I was reading the booklet, “Civic Engagement and the Restoration of Community: Changing the Nature of the Conversation” the other day as homework for a webinar course I am taking. Its focus is “about the methodology for creating a future for our community that is distinct from and not predicted by its past. Creating a future is different than naming a future…the way we create conversations that overcome the fragmented nature of our communities is what creates an alternative future.” I was reading this booklet through the lens of my perception of where WUUC is at the moment. Some of us in leadership have been naming WUUC’s future. Some of that naming has not resonated well with some folks. I am grateful to those who have been brave enough to talk to me directly about their concerns. Where we are, in my opinion, is at the place of needing to have conversations that create our future.

We need to be able to have conversations about race, racism, and white supremacy without fear of retribution or being out of step or not being politically correct enough. We need to be able to openly and honestly ask questions in a safe space knowing that we will be heard, not judged. We need to speak our truth to one another even when it is uncomfortable or we do not agree. Ministry is for all who are in our community- especially for those who dissent. In religious community we use the words “covenant” and “right relationship.” In the secular booklet I was reading, they talked about “accountability.” I found their take to be very helpful:

“Accountable, among other things, means you act as an owner and part creator of whatever it is that you wish to improve. In the absence of this, you are in the position of effect, not cause… a powerless stance. To be accountable is to care for the well-being of the whole and act as if this well-being is in our hands and hearts to create. This kind of accountability is created through the conversations we have with each other…”
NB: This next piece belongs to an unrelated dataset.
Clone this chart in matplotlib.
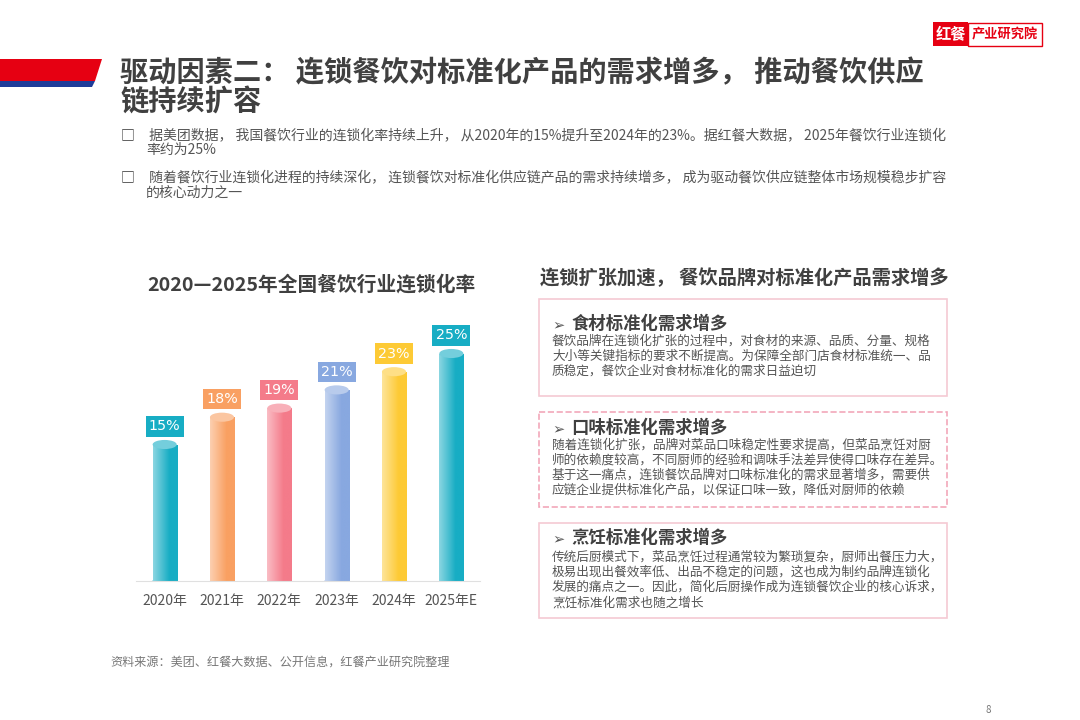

 Your Board is committed to having such conversations and is actively working with the Healthy Congregations Team in the District to figure out how to best have that happen at WUUC. The hard part when it comes to these conversations is that those whose voices – often those of dissent – stay away from rather than engage in such conversations. As the booklet says, “This recognizes that for every gathering there are those not in the room who are needed. Those who accept the first call will bring the next circle of people into the conversation.”

There will not be just one conversation. There will be many. I ask you to respond when the invitation to conversations are sent out. That your response is showing up and speaking your truth. None of us is powerless in this conversation. Truly, the well-being of this community is in your hearts, words, and hands to create.